Data Handling: Protect extracted data through encryption and access controls.
Compliance: Adhere to legal standards, especially if data contains personally identifiable information.

Implementation Overview

Suppose we have a web interface that displays user data in an outdated legacy system with no proper documentation. The goal is to identify obsolete or redundant entries for cleanup.

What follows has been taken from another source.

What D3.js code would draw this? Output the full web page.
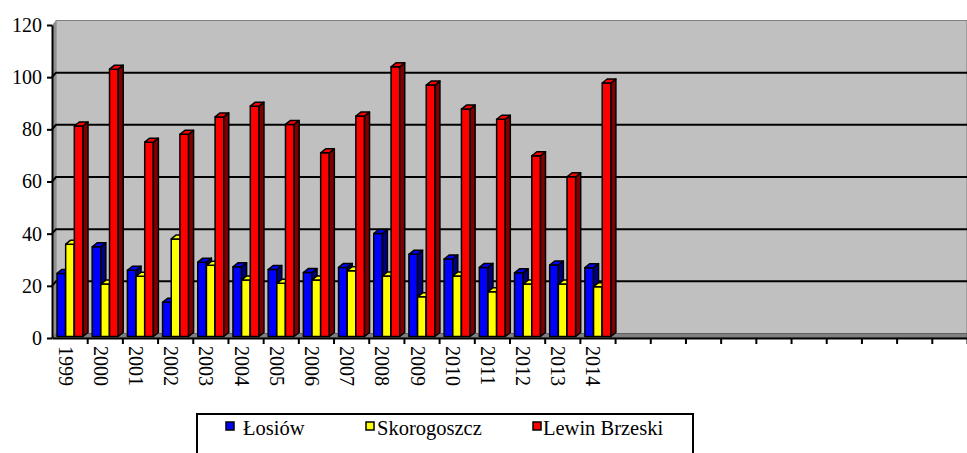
<!DOCTYPE html>
<html>
<head>
<meta charset="utf-8">
<script src="https://cdn.jsdelivr.net/npm/d3@7"></script>
<style>
  body { margin: 0; background: #fff; }
  svg text { font-family: "Liberation Serif", "DejaVu Serif", "Times New Roman", Times, serif !important; fill: #000; }
</style>
</head>
<body>
<div id="chart"></div>
<script>
const years = ['1999', '2000', '2001', '2002', '2003', '2004', '2005', '2006',
  '2007', '2008', '2009', '2010', '2011', '2012', '2013', '2014']
const slotCount = 26
const losiow = [24.2, 34.4, 25.4, 13.1, 28.5, 26.7, 25.7, 24.5, 26.5, 39.5, 31.5, 29.7, 26.5, 24.4, 27.4, 26.4]
const skorogoszcz = [35.4, 20.1, 23.1, 37.4, 27.3, 21.7, 20.4, 21.7, 25.2, 23.2, 15.2, 23.2, 17.2, 20.1, 20.1, 19.1]
const lewinBrzeski = [80.7, 102.5, 74.5, 77.5, 84.2, 88.3, 81.3, 70.4, 84.5, 103.4, 96.4, 87.2, 83.3, 69.3, 61.2, 97.2]
const seriesNames = ['Łosiów', 'Skorogoszcz', 'Lewin Brzeski']
const yTicks = [0, 20, 40, 60, 80, 100, 120]

const width = 967
const height = 453
const plotLeft = 52
const plotRight = 967
const plotTop = 25
const plotBottom = 338
const serif = '"Liberation Serif", "DejaVu Serif", "Times New Roman", serif'

// 3d offsets: back wall and bar depth
const wallDx = 4
const wallDy = -4.5
const barDx = 5
const barDy = -4
const barShift = -1.5

const colors = {
  'Łosiów': { front: '#0000ff', side: '#000080' },
  'Skorogoszcz': { front: '#ffff00', side: '#808000' },
  'Lewin Brzeski': { front: '#ff0000', side: '#800000' }
}

const series = [
  { name: seriesNames[0], values: losiow },
  { name: seriesNames[1], values: skorogoszcz },
  { name: seriesNames[2], values: lewinBrzeski }
]

const svg = d3
  .select('#chart')
  .append('svg')
  .attr('width', width)
  .attr('height', height)
  .style('font-family', serif)

const x = d3.scaleBand().domain(d3.range(slotCount)).range([plotLeft, plotRight])
const xBound = d3.scaleLinear().domain([0, slotCount]).range([plotLeft, plotRight])
const xInner = d3.scaleBand().domain(seriesNames).range([5, 31])
const y = d3.scaleLinear().domain([0, 120]).range([plotBottom, plotTop])

// back wall
svg
  .append('rect')
  .attr('x', plotLeft + wallDx)
  .attr('y', y(120) + wallDy)
  .attr('width', plotRight - plotLeft - wallDx)
  .attr('height', y(0) - y(120))
  .attr('fill', '#c0c0c0')
  .attr('stroke', '#808080')
  .attr('stroke-width', 1)

// side wall
svg
  .append('polygon')
  .attr('points', [
    [plotLeft, y(120)], [plotLeft + wallDx, y(120) + wallDy],
    [plotLeft + wallDx, y(0) + wallDy], [plotLeft, y(0)]
  ].join(' '))
  .attr('fill', '#909090')

// floor
svg
  .append('polygon')
  .attr('points', [
    [plotLeft, y(0)], [plotLeft + wallDx, y(0) + wallDy],
    [plotRight, y(0) + wallDy], [plotRight, y(0)]
  ].join(' '))
  .attr('fill', '#808080')
  .attr('stroke', '#606060')
  .attr('stroke-width', 1)

// gridlines on the wall
const grid = svg.append('g')
yTicks.filter(d => d > 0 && d < 120).forEach(d => {
  grid
    .append('path')
    .attr('d', `M${plotLeft},${y(d)}L${plotLeft + wallDx},${y(d) + wallDy}L${plotRight},${y(d) + wallDy}`)
    .attr('fill', 'none')
    .attr('stroke', '#000')
    .attr('stroke-width', 2)
})

// bars
const bars = svg.append('g')
years.forEach((yr, i) => {
  series.forEach(s => {
    const v = s.values[i]
    const x0 = x(i) + xInner(s.name)
    const x1 = x0 + xInner.bandwidth()
    const t = y(v) + barShift
    const b = y(0) + barShift
    const c = colors[s.name]
    const g = bars.append('g')
      .attr('stroke', '#000')
      .attr('stroke-width', 1.5)
      .attr('stroke-linejoin', 'round')
    g.append('rect')
      .attr('x', x0)
      .attr('y', t)
      .attr('width', x1 - x0)
      .attr('height', b - t)
      .attr('fill', c.front)
    g.append('polygon')
      .attr('points', [[x1, t], [x1 + barDx, t + barDy], [x1 + barDx, b + barDy], [x1, b]].join(' '))
      .attr('fill', c.side)
    g.append('polygon')
      .attr('points', [[x0, t], [x0 + barDx, t + barDy], [x1 + barDx, t + barDy], [x1, t]].join(' '))
      .attr('fill', c.front)
  })
})

// y axis
const yAxis = d3.axisLeft(y).tickValues(yTicks).tickSize(5).tickSizeOuter(0).tickPadding(5)
const yG = svg.append('g').attr('transform', `translate(${plotLeft},0)`).call(yAxis)
yG.attr('font-family', serif).attr('font-size', 20)
yG.selectAll('path, line').attr('stroke', '#000').attr('stroke-width', 2)
yG.selectAll('text').attr('fill', '#000')

// x axis
const xAxis = d3.axisBottom(xBound).tickValues(d3.range(1, slotCount + 1)).tickSize(6).tickSizeOuter(0).tickFormat('')
const xG = svg.append('g').attr('transform', `translate(0,${plotBottom})`).call(xAxis)
xG.selectAll('path, line').attr('stroke', '#000').attr('stroke-width', 2)

svg
  .append('g')
  .selectAll('text')
  .data(years)
  .join('text')
  .attr('transform', (d, i) => `translate(${x(i) + x.bandwidth() / 2 - 4},${plotBottom + 8}) rotate(90)`)
  .attr('dominant-baseline', 'central')
  .attr('font-size', 20)
  .text(d => d)

// legend
const legend = svg.append('g')
legend
  .append('rect')
  .attr('x', 197)
  .attr('y', 414)
  .attr('width', 496)
  .attr('height', 50)
  .attr('fill', '#fff')
  .attr('stroke', '#000')
  .attr('stroke-width', 2)

const legendBox = d3.scaleOrdinal().domain(seriesNames).range([226, 366, 533])
const legendText = d3.scaleOrdinal().domain(seriesNames).range([243, 377, 543])
seriesNames.forEach(name => {
  legend
    .append('rect')
    .attr('x', legendBox(name))
    .attr('y', 422)
    .attr('width', 8)
    .attr('height', 8)
    .attr('fill', colors[name].front)
    .attr('stroke', '#000')
    .attr('stroke-width', 1.5)
  legend
    .append('text')
    .attr('x', legendText(name))
    .attr('y', 435)
    .attr('font-size', 20.5)
    .text(name)
})
</script>
</body>
</html>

Step 1: Identify Accessible Data Endpoints

Using browser DevTools or network analysis, locate endpoints that serve data—JSON APIs, AJAX calls, or server-rendered pages.

import requests

# Example: Access an API endpoint
response = requests.get('https://legacy-system.company.com/api/users')
if response.status_code == 200:
    users = response.json()
    # Proceed to analyze or scrape data

Step 2: Automate Data Collection and Analysis

Design a script to iterate through pages or data segments. For example:

import time
import requests

base_url = 'https://legacy-system.company.com/api/users?page='
obsolete_entries = []

for page in range(1, 20):  # Arbitrary page range
    response = requests.get(f'{base_url}{page}')
    if response.status_code != 200:
        break
    data = response.json()
    for user in data.get('results', []):
        if user['status'] == 'obsolete':  # Example condition
            obsolete_entries.append(user)
    time.sleep(0.5)  # Respectful scraping

Step 3: Identify Redundant Data

By analyzing the collected data, neighboring patterns, or duplicates, you can generate a list of candidates for cleanup.

# Detecting duplicates based on email
from collections import Counter
emails = [user['email'] for user in obsolete_entries]
duplicates = [item for item, count in Counter(emails).items() if count > 1]
print(f'Duplicate emails flagged for review: {duplicates}')

Security and Ethical Considerations

While these techniques can be powerful, it’s paramount to consider security implications. Never scrape without permission, especially in live production environments. Always verify that your actions do not violate privacy policies or breach compliance standards.

Final Notes

Web scraping, when used responsibly, can be a potent method for uncovering and addressing database clutter, especially in environments with poor documentation. It allows security researchers and developers to identify redundant, obsolete, or sensitive data for targeted cleanup, helping to optimize database performance and strengthen security postures.

Remember, the goal is not to replace traditional database management practices but to augment them with intelligent, automated insights—always prioritizing safety, legality, and transparency.